- 『ブラック・ジャック』と料理漫画

2010/08/21/Sat.『ブラック・ジャック』と料理漫画

誰の言葉だったかは失念した。曰く、世界広しといえど、統一的な coordinate がなされた「料理」は日本と中国とフランスにしかない、その他の国で出て来るのは単なる総菜である。

"Coordinate" の概念には、食事に付随する様々の事物——例えば酒であり器であり美であり作法であり歴史である——が含まれる。確かに、そのような「料理」は上記三国以外に存在しないのかもしれぬ。

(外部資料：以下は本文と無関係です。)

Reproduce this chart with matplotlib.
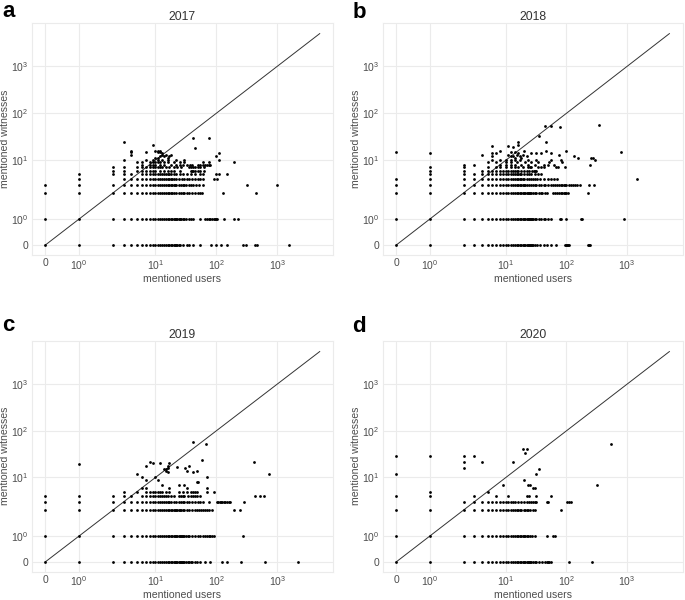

したがって、我が国において、考えれば考えるだに奇妙な娯楽作品、「料理漫画」が発生したのは当然のことといえる。料理が漫画として成立するという事実は、実は不思議なことである。「アメリカ人が主人公の米国料理漫画」を考えてみれば良い。そんなものはあり得ない。また、米国人が料理漫画を評価することも不可能だろう。

料理漫画については色々と考えることが多い。

神様・手塚治虫が開拓しなかった漫画の分野が幾つかある。筆頭に挙げられるのが、いわゆるスポ根ものである。これは、手塚の文化系的な性格、お坊ちゃん育ち、運動神経に対する自信のなさの発露として語られることが多い。

手塚は料理漫画も描かなかった。しかし、料理漫画の源泉を『ブラック・ジャック』(BJ)に求めることは可能であると考える。BJ は、およそ初の医療漫画である。しかしこの作品の本質を、ただ医療という枠においてのみ語るのでは物足りない。

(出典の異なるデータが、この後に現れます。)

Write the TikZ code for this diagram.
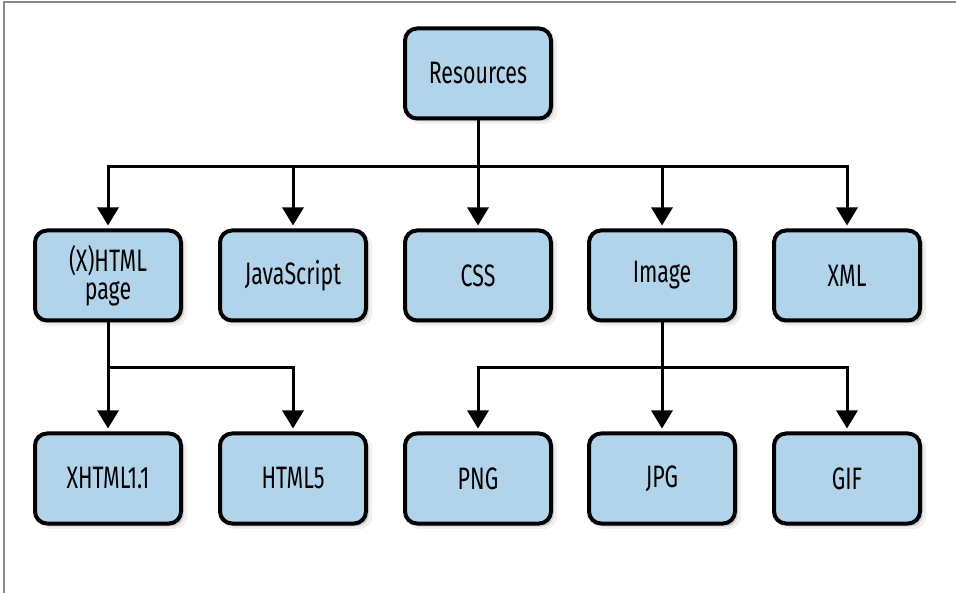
\documentclass[tikz,border=0pt]{standalone}
\usepackage{fontspec}
\setmainfont{Fira Sans}[FakeStretch=0.69]
\usetikzlibrary{arrows.meta, shadows}
\definecolor{resblue}{HTML}{B2D4EA}
\definecolor{framegray}{HTML}{8C8C8C}

\begin{document}
\begin{tikzpicture}[
  x=1pt, y=-1pt,
  res/.style={rectangle, rounded corners=12pt, draw=black, line width=4pt, fill=resblue,
    minimum width=146pt, minimum height=90pt, inner sep=2pt, align=center,
    font=\fontsize{31pt}{28pt}\selectfont,
    drop shadow={shadow xshift=4pt, shadow yshift=-4pt, opacity=0.12, shadow scale=1.03},
    drop shadow={shadow xshift=3pt, shadow yshift=-3pt, opacity=0.25}},
  link/.style={line width=3pt, -{Triangle[width=21pt, length=18pt]}, shorten >=3pt},
]
\useasboundingbox (0,0) rectangle (956,593);
\draw[framegray, line width=2pt] (4,593) -- (4,2) -- (956,2);

% top level
\node[res] (top) at (478,73.5) {Resources};

% resource types
\node[res] (xhtml) at (108,275.5) {(X)HTML\\page};
\node[res] (js) at (293,275.5) {JavaScript};
\node[res] (css) at (478,275.5) {CSS};
\node[res] (img) at (662,275.5) {Image};
\node[res] (xml) at (847,275.5) {XML};

% sub types
\node[res] (xhtml11) at (108,478.5) {XHTML1.1};
\node[res] (html5) at (293,478.5) {HTML5};
\node[res] (png) at (478,478.5) {PNG};
\node[res] (jpg) at (662,478.5) {JPG};
\node[res] (gif) at (847,478.5) {GIF};

\draw[link] (top.south) -- ++(0,46) -| (xhtml.north);
\draw[link] (top.south) -- ++(0,46) -| (js.north);
\draw[link] (top.south) -- (css.north);
\draw[link] (top.south) -- ++(0,46) -| (img.north);
\draw[link] (top.south) -- ++(0,46) -| (xml.north);

\draw[link] (xhtml.south) -- ++(0,45) -| (xhtml11.north);
\draw[link] (xhtml.south) -- ++(0,45) -| (html5.north);
\draw[link] (img.south) -- ++(0,45) -| (png.north);
\draw[link] (img.south) -- (jpg.north);
\draw[link] (img.south) -- ++(0,45) -| (gif.north);
\end{tikzpicture}
\end{document}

BJ には様々な魅力が詰まっているが、その中で、それまでになかった新しい要素として「リアルな手術シーン」がある。BJ の画風は、数ある手塚のタッチの中でも「漫画チック」な方に属するが、術野に限っては極めてリアルな筆致で描かれる。このギャップが BJ の迫力の元となっている。

この構成は料理漫画に通ずるものがある。上記の「術野」を「料理」に置き換えればよくわかる。料理と人物の絵が全く異なるという料理漫画は実に多い。特に『美味しんぼ』の画面は BJ に酷似している。絵柄のギャップという点では『クッキングパパ』も興味深い。

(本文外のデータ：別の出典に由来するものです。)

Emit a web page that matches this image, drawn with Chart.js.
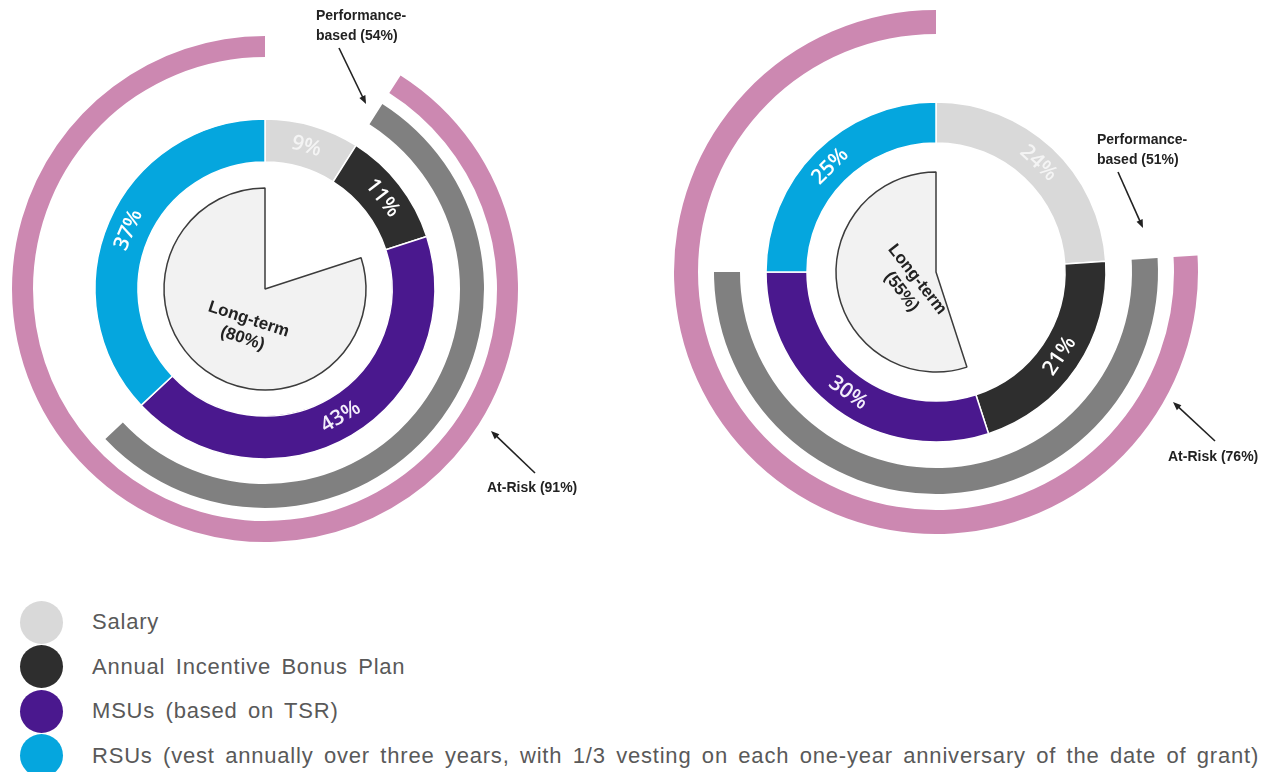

まとめよう。プロないし玄人(彼自身は漫画的な人物であっても良い)が、その手腕を駆使して何らかの創造的な行為(BJ の場合は手術)を成す、その過程ないし成果物をリアルに描く——、これが BJ(を嚆矢とする医療漫画)と料理漫画の共通点である。

このような構造を抽出すると、主題は医療や料理に限定されるわけではないことに気付く。例えば、画家が油絵を完成させる道程を緻密に描くという漫画があっても良い(これは漫画家の自伝と少し似ている。自伝漫画では、作中の漫画家が漫画を描く様子が仔細に描写される)。機械工の漫画なども面白いであろう。

以上、画風という観点から料理漫画と BJ について述べた。料理漫画には他にも謎がある。例えば「なぜ多くの料理漫画はバトル形式へと発展し破綻するのか」という問題がある(この点でも、作中に決して対決の要素が出てこない『クッキングパパ』は注目すべき作品である)。

この疑問の萌芽も BJ に見ることができる。すなわち、ブラック・ジャックと他の医師との「治療対決」である。このようなバトル形式を採る必然性とは何か。宿題として、引き続き考えていきたい。